12. Kozo and the Redhead’s alienation is essentially nonparticipation-as-protest against working-class / status-quo distastes, and a reaction to the rapidity of change.  Kozo cares little for his specialized skill in the professional sphere because it is ultimately abstract to him. In the interim of a rainy season that halts construction, Kozo is addicted to acts of penetration in the intimate sphere; in bed with the redhead where they perform all manner of sexual acts which are direct and appraisable to them both. The film’s entire metaphoric potential is drawn across this thread; industry and construction which level history in architectural terms, parallel to sexuality which is here used to level the past in sensual terms. The finitude of the couple’s escapism, and the fact that mitigating circumstances (the weather) have allowed that very escape, becomes clear to them. The final lines of the film, uttered unexpectedly by the redhead reveal this awareness. “It’s raining again, we can stay in bed all day. But its not always going to rain like this.”

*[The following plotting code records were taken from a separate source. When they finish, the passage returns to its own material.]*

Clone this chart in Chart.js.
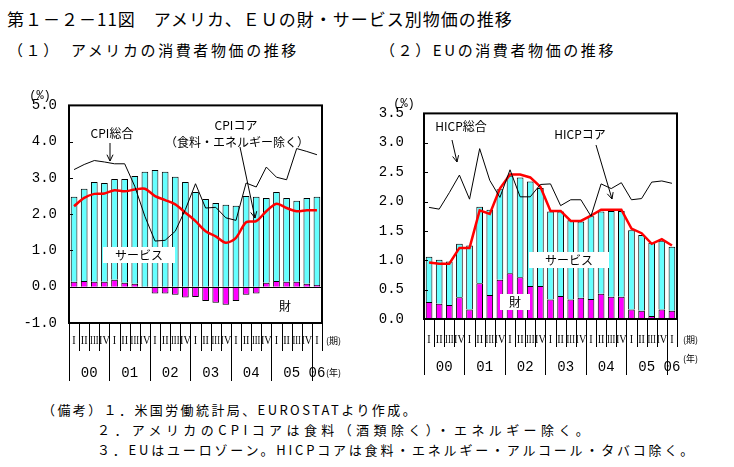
<!DOCTYPE html>
<html><head><meta charset="utf-8">
<script src="https://cdn.jsdelivr.net/npm/chart.js@4.4.0/dist/chart.umd.min.js"></script>
<style>
body{margin:0;background:#fff;width:734px;height:467px;position:relative;overflow:hidden;font-family:"Noto Sans CJK JP";}
.t{position:absolute;white-space:nowrap;color:#000;line-height:1;}
canvas{position:absolute;}
</style></head><body>
<div class="t" style="left:7px;top:10px;font-size:17px;letter-spacing:1px;">第１－２－11図　アメリカ、ＥＵの財・サービス別物価の推移</div>
<div class="t" style="left:8px;top:42px;font-size:15px;letter-spacing:2.6px;">（１）　アメリカの消費者物価の推移</div>
<div class="t" style="left:380px;top:42px;font-size:15px;letter-spacing:2.6px;">（２）EUの消費者物価の推移</div>
<div class="t" style="left:42px;top:403px;font-size:13px;letter-spacing:2.4px;">（備考）１．米国労働統計局、EUROSTATより作成。</div>
<div class="t" style="left:97px;top:423px;font-size:13px;letter-spacing:4.4px;">２．アメリカのCPIコアは食料（酒類除く）・エネルギー除く。</div>
<div class="t" style="left:97px;top:443px;font-size:13px;letter-spacing:2.8px;">３．EUはユーロゾーン。HICPコアは食料・エネルギー・アルコール・タバコ除く。</div>
<canvas id="us" width="365" height="305" style="left:0;top:85px;"></canvas>
<canvas id="eu" width="369" height="300" style="left:365px;top:85px;"></canvas>
<script>
const quarters=["I","II","III","IV","I","II","III","IV","I","II","III","IV","I","II","III","IV","I","II","III","IV","I","II","III","IV","I"];
const years=["00","01","02","03","04","05","06"];
// アメリカ
const usGoods=[0.14,0.16,0.14,0.14,0.19,0.11,0.08,-0.02,-0.19,-0.19,-0.22,-0.30,-0.28,-0.39,-0.44,-0.50,-0.39,-0.22,-0.19,0.11,0.16,0.14,0.14,0.08,0.05];
const usServices=[2.34,2.54,2.75,2.72,2.78,2.86,2.97,3.17,3.22,3.17,3.03,2.89,2.61,2.42,2.31,2.26,2.23,2.50,2.48,2.34,2.45,2.31,2.23,2.37,2.43];
const usCpi=[3.23,3.37,3.48,3.44,3.39,3.39,2.77,1.94,1.26,1.28,1.53,2.13,2.84,2.17,2.19,1.90,1.83,2.86,2.75,3.30,3.02,2.95,3.81,3.73,3.64];
const usCore=[2.22,2.45,2.56,2.57,2.66,2.63,2.68,2.70,2.50,2.39,2.27,2.04,1.81,1.53,1.39,1.21,1.35,1.78,1.81,2.08,2.29,2.17,2.08,2.11,2.11];
// EU
const euGoods=[0.29,0.26,0.24,0.37,0.16,0.61,0.41,0.67,0.78,0.71,0.56,0.56,0.33,0.39,0.33,0.36,0.34,0.43,0.38,0.38,0.16,0.14,0.05,0.16,0.14];
const euServices=[0.77,0.75,0.74,0.91,1.09,1.30,1.45,1.54,1.66,1.70,1.78,1.67,1.50,1.44,1.35,1.30,1.41,1.40,1.46,1.46,1.35,1.29,1.25,1.17,1.09];
const euHicp=[1.90,1.87,2.15,2.45,2.04,2.90,2.36,2.07,2.54,2.08,2.08,2.29,2.30,1.93,2.03,2.03,1.75,2.30,2.22,2.32,2.03,2.05,2.33,2.35,2.31];
const euCore=[0.96,0.94,0.94,1.21,1.21,1.85,1.79,2.22,2.46,2.46,2.41,2.25,1.84,1.84,1.67,1.67,1.76,1.86,1.86,1.86,1.54,1.46,1.28,1.36,1.25];

const JP='"Noto Sans CJK JP"';
const NUM='"Liberation Mono"';

function arrow(ctx,x1,y1,x2,y2){
    ctx.save();
    ctx.strokeStyle="#000";
    ctx.lineWidth=1;
    ctx.beginPath();
    ctx.moveTo(x1,y1);
    ctx.lineTo(x2,y2);
    const a=Math.atan2(y2-y1,x2-x1);
    ctx.moveTo(x2,y2);
    ctx.lineTo(x2-7*Math.cos(a-0.45),y2-7*Math.sin(a-0.45));
    ctx.moveTo(x2,y2);
    ctx.lineTo(x2-7*Math.cos(a+0.45),y2-7*Math.sin(a+0.45));
    ctx.stroke();
    ctx.restore();
}
function label(ctx,text,x,y,size,box){
    ctx.save();
    ctx.font=size+"px "+JP;
    ctx.textAlign="center";
    ctx.textBaseline="middle";
    if(box){
        const w=ctx.measureText(text).width+box*2;
        ctx.fillStyle="#fff";
        ctx.fillRect(x-w/2,y-8,w,16);
    }
    ctx.fillStyle="#000";
    ctx.fillText(text,x,y);
    ctx.restore();
}
// 枠・目盛・期と年の表
function framePlugin(opt){
    return {
        id:"frame",
        afterDraw(chart){
            const ctx=chart.ctx;
            const a=chart.chartArea;
            const x=chart.scales.x;
            const y=chart.scales.y;
            ctx.save();
            ctx.strokeStyle="#000";
            if(opt.zero){
                ctx.lineWidth=1;
                ctx.beginPath();
                ctx.moveTo(a.left,Math.round(y.getPixelForValue(0))+0.5);
                ctx.lineTo(a.right,Math.round(y.getPixelForValue(0))+0.5);
                ctx.stroke();
            }
            ctx.lineWidth=1;
            y.ticks.forEach(t=>{
                const py=Math.round(y.getPixelForValue(t.value))+0.5;
                ctx.beginPath();
                ctx.moveTo(a.left,py);
                ctx.lineTo(a.left+4,py);
                ctx.stroke();
            });
            ctx.lineWidth=2;
            ctx.strokeRect(a.left,a.top,a.right-a.left,a.bottom-a.top);
            const step=x.getPixelForValue(1)-x.getPixelForValue(0);
            ctx.lineWidth=1;
            for(let i=0;i<=quarters.length;i++){
                const px=Math.round(x.getPixelForValue(i)-step/2)+0.5;
                const long=(i%4===0);
                ctx.beginPath();
                ctx.moveTo(px,a.bottom);
                ctx.lineTo(px,a.bottom+(long?opt.rowEnd:opt.row1));
                ctx.stroke();
            }
            ctx.fillStyle="#000";
            ctx.font="12px \"Liberation Serif\"";
            ctx.textAlign="center";
            ctx.textBaseline="middle";
            quarters.forEach((q,i)=>{
                ctx.save();
                const px=x.getPixelForValue(i);
                ctx.translate(px,a.bottom+opt.row1y);
                ctx.scale(q.length>2?0.7:0.85,1);
                ctx.fillText(q,0,0);
                ctx.restore();
            });
            ctx.font="14px "+NUM;
            years.forEach((yr,i)=>{
                let px;
                if(i<6){
                    px=(x.getPixelForValue(i*4)+x.getPixelForValue(i*4+3))/2;
                }else{
                    px=x.getPixelForValue(24);
                }
                ctx.fillText(yr,px,a.bottom+opt.row2y);
            });
            ctx.font="9px "+JP;
            ctx.textAlign="left";
            ctx.fillText("(期)",a.right+opt.unitX,a.bottom+opt.row1y);
            ctx.fillText("(年)",a.right+opt.unitX,a.bottom+opt.unitY2);
            ctx.font="12px "+NUM;
            ctx.textAlign="center";
            ctx.fillText("(%)",opt.pctX,a.top-10);
            ctx.restore();
            opt.notes(ctx,chart);
        }
    };
}
function makeChart(id,goods,services,total,core,o){
    return new Chart(document.getElementById(id),{
        type:"bar",
        data:{
            labels:quarters,
            datasets:[
                {type:"line",data:total,borderColor:"#000",borderWidth:1,pointRadius:0,tension:0,stack:"total",order:0},
                {type:"line",data:core,borderColor:"#ff0000",borderWidth:2.5,pointRadius:0,tension:o.tension,stack:"core",order:0},
                {data:goods,backgroundColor:"#ff00ff",borderColor:"#000",borderWidth:1,stack:"s",order:1},
                {data:services,backgroundColor:"#66ffff",borderColor:"#000",borderWidth:1,stack:"s",order:1}
            ]
        },
        options:{
            responsive:false,
            animation:false,
            layout:{padding:o.padding},
            plugins:{legend:{display:false},tooltip:{enabled:false}},
            datasets:{bar:{barPercentage:0.66,categoryPercentage:1}},
            scales:{
                x:{display:false,stacked:true},
                y:{
                    stacked:true,
                    min:o.min,max:o.max,
                    grid:{display:false,drawTicks:false},
                    border:{display:false},
                    ticks:{stepSize:o.step,padding:o.tickPad,color:"#000",font:{family:"Liberation Mono",size:14},callback:v=>v.toFixed(1)},
                    afterFit(s){s.width=o.yWidth;}
                }
            }
        },
        plugins:[framePlugin(o)]
    });
}
makeChart("us",usGoods,usServices,usCpi,usCore,{
    tension:0.3,min:-1,max:5,step:1,tickPad:12,yWidth:69,
    padding:{top:20,right:43,bottom:67,left:0},
    zero:true,row1:28,rowEnd:58,row1y:18,row2y:50,unitX:4,unitY2:50,pctX:40,
    notes(ctx){
        label(ctx,"CPI総合",112,48,12);
        arrow(ctx,110,58,110,76);
        label(ctx,"CPIコア",236,40,12);
        label(ctx,"（食料・エネルギー除く）",237,57,12);
        arrow(ctx,240,62,255,133);
        label(ctx,"サービス",139,170,12,12);
        label(ctx,"財",285,221,12);
    }
});
makeChart("eu",euGoods,euServices,euHicp,euCore,{
    tension:0,min:0,max:3.5,step:0.5,tickPad:20,yWidth:59,
    padding:{top:24,right:57,bottom:66,left:0},
    zero:false,row1:28,rowEnd:56,row1y:21,row2y:48,unitX:6,unitY2:40,pctX:39,
    notes(ctx){
        label(ctx,"HICP総合",96,41,12);
        arrow(ctx,87,55,92,77);
        label(ctx,"HICPコア",215,49,12);
        arrow(ctx,231,60,247,114);
        label(ctx,"サービス",204,175,12,16);
        label(ctx,"財",150,217,12,9);
    }
});
</script>
</body></html>
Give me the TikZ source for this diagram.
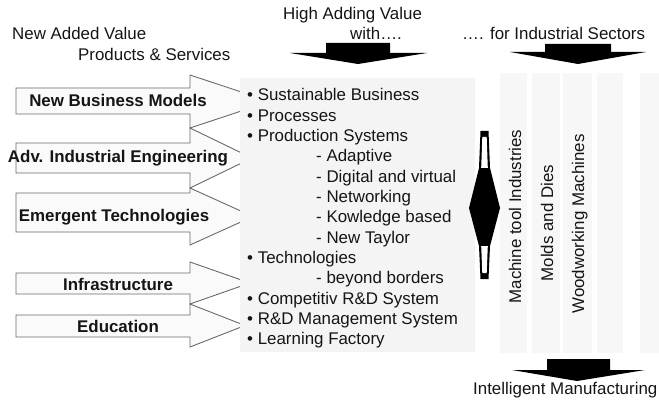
\documentclass[tikz,border=0pt]{standalone}
\usepackage{fontspec}
\setmainfont{Liberation Sans}
\usetikzlibrary{positioning, calc}

\definecolor{boxgray}{HTML}{F4F4F4}
\definecolor{colgray}{HTML}{F7F7F7}
\definecolor{edgegray}{HTML}{6A6A6A}
\definecolor{inkgray}{HTML}{151515}

\tikzset{
    lbl/.style={
        anchor=base west,
        inner sep=0pt,
        text=inkgray,
        font=\fontsize{16.9}{20.3}\selectfont
    },
    boldlbl/.style={
        lbl,
        anchor=base,
        font=\fontsize{16.9}{20.3}\selectfont\bfseries
    },
    sectorlbl/.style={
        lbl,
        anchor=base,
        rotate=90
    },
    inarrow/.style={
        draw=edgegray,
        fill=white!98!black,
        line width=0.9pt,
        line join=miter
    },
    blockarrow/.style={
        fill=black,
        draw=none
    },
    sectorcol/.style={
        fill=colgray,
        draw=none
    }
}

\begin{document}
\begin{tikzpicture}[x=1pt, y=-1pt]

\useasboundingbox (0,0) rectangle (659,401);

% headings
\node[lbl] (added) at (12,40) {New Added Value};
\node[lbl] (services) at (78,61) {Products \& Services};
\node[lbl] (adding) at (283,20) {High Adding Value};
\node[lbl] (with) at (350,40) {with….};
\node[lbl] (sectors) at (462,40) {…. for Industrial Sectors};

% input arrows: shaft top/bottom, head top/bottom, tip x
\foreach \st/\sb/\ht/\hb/\tx in {88/114/75/128/270, 143/173/128/188/252,
                                 193/232/188/245/253, 273/294/262/304/250,
                                 315/337/304/347/245}
    \draw[inarrow] (16,\st) -- (190,\st) -- (190,\ht) -- (\tx,{(\ht+\hb)/2})
        -- (190,\hb) -- (190,\sb) -- (16,\sb) -- cycle;

\node[boldlbl] (models) at (118,107) {New Business Models};
\node[boldlbl] (engineering) at (118,163) {Adv. Industrial Engineering};
\node[boldlbl] (emergent) at (114,222) {Emergent Technologies};
\node[boldlbl] (infra) at (118,290) {Infrastructure};
\node[boldlbl] (education) at (118,332) {Education};

% list of value fields
\fill[boxgray] (240,78) rectangle (475,352);

\foreach \dx/\txt [count=\i] in {
    247/\textbullet\ Sustainable Business,
    247/\textbullet\ Processes,
    247/\textbullet\ Production Systems,
    316/- Adaptive,
    316/- Digital and virtual,
    316/- Networking,
    316/- Kowledge based,
    316/- New Taylor,
    247/\textbullet\ Technologies,
    316/- beyond borders,
    247/\textbullet\ Competitiv R\&D System,
    247/\textbullet\ R\&D Management System,
    247/\textbullet\ Learning Factory}
    \node[lbl] (item\i) at (\dx,{101+20.33*(\i-1)}) {\txt};

% sector columns
\foreach \xa/\xb in {500/527, 532/560, 563/592, 597/623, 640/659}
    \fill[sectorcol] (\xa,73) rectangle (\xb,353);

\node[sectorlbl] (machtool) at (521,216.5) {Machine tool Industries};
\node[sectorlbl] (molds) at (553,223) {Molds and Dies};
\node[sectorlbl] (woodwork) at (584,224) {Woodworking Machines};

% double arrow between list and sectors
\fill[black] (480.5,131) -- (479,168) -- (469,208) -- (479,246) -- (480.5,279)
    -- (488.5,279) -- (490,246) -- (500,208) -- (490,168) -- (488.5,131) -- cycle;
\fill[white] (482.3,137) -- (486.7,137) -- (487.8,168) -- (481.2,168) -- cycle;
\fill[white] (481.2,246) -- (487.8,246) -- (486.7,273) -- (482.3,273) -- cycle;

% block arrows
\fill[blockarrow] (326,43) -- (390,43) -- (390,53) -- (427,53) -- (358,64)
    -- (290,53) -- (326,53) -- cycle;
\fill[blockarrow] (545,44) -- (611,44) -- (611,52) -- (646,52) -- (578,64)
    -- (510,52) -- (545,52) -- cycle;
\fill[blockarrow] (547,359) -- (610,359) -- (610,370) -- (645,370) -- (577,381)
    -- (512,370) -- (547,370) -- cycle;

\node[lbl] (manufacturing) at (473,394) {Intelligent Manufacturing};

\end{tikzpicture}
\end{document}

13. Nakagami ends his story where it began; with hair. “The woman with red hair pressed her lips to Kozo’s throat. Her lips were wet and unbelievably warm, thought Kozo. The red hair shone.” Kumashiro interprets by freeze-framing the woman’s face and hair in a throw of pained ecstasy as the credits roll. She remains an object…. but an object by her own design.


1. Nakagami Kenji, Eve Zimmerman (translation by), “The Cape: and other stories from the Japanese ghetto.” Stone Bridge Press, 2008.
2. Donald Richie, “Introducing Japan.” Kodansha, 1978.